Après tout, il est aux commandes d’une entreprise établie qui exporte dans plus de 65 pays autour du globe. Benoit voit le progrès technologique comme un facteur d’embauche, pas l’inverse. À son avis, il permet une plus grande production et développe des emplois plus intéressants. Il garantit d’ailleurs à son personnel que la technologie ne mettra fin à aucun emploi chez lui, mais produira au contraire des opportunités par la transformation et la création de nouveaux postes.
Pour Benoit, un gestionnaire doit être de parole, quelqu’un apte à faire des déclarations claires et à tenir le cap de celles-ci dans le tumulte de l’action. Benoit affirme que c’est la meilleure façon de faire accepter le changement, être clair sur ses décisions futures et « tenir ses promesses ». Ce parie pris avec les employés n’est pas un jeu sans prix, il implique des responsabilités. Un gestionnaire fait de chaque promesse un signal fort de sa personnalité. Il ne faut pas prendre ce rôle à la légère, célébrer ses succès et accepter ses échecs ensemble. Jeu de rôle oui, mais avec des enjeux importants.

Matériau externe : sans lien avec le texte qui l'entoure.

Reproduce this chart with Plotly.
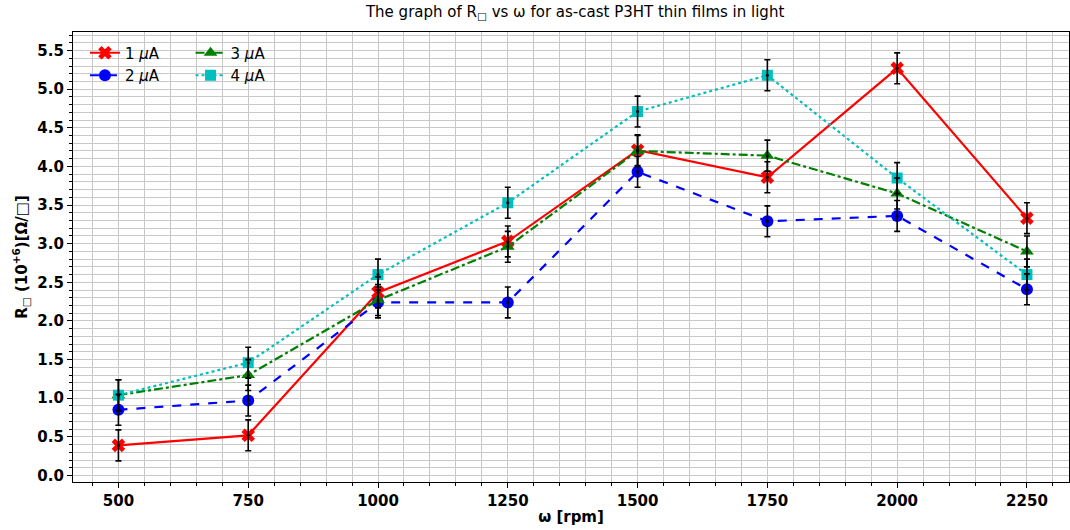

« Quel serait le titre de votre autobiographie ? »
Avec son style hors du commun, la dernière question que Benoit aime beaucoup poser en entretien d’embauche est : « quel serait le titre de votre autobiographie ? ». Bref, qu’est-ce qui résume le mieux la vie et les objectifs futurs de son interlocuteur ? Cela le ramène à la façon de définir son identité.
Quand on lui retourne sa question de prédilection, après avoir réfléchi un instant, Benoit répond avec un sourire en coin :
« Le directeur qui veut jouer ».
Il explique alors comment son approche créative l’a aidé à construire une entreprise prospère et une équipe de collaborateurs motivés. Il insiste sur le fait que l’on peut allier rigueur professionnelle et plaisir au travail, et que c’est en osant sortir des sentiers battus que l’on peut atteindre des résultats surprenants.
Benoit Brouillette est confortable dans le défi. À travers ses réponses, on découvre une personne consciente de sa posture et des grands rôles qu’il occupe avec le désir de se dépasser en communauté.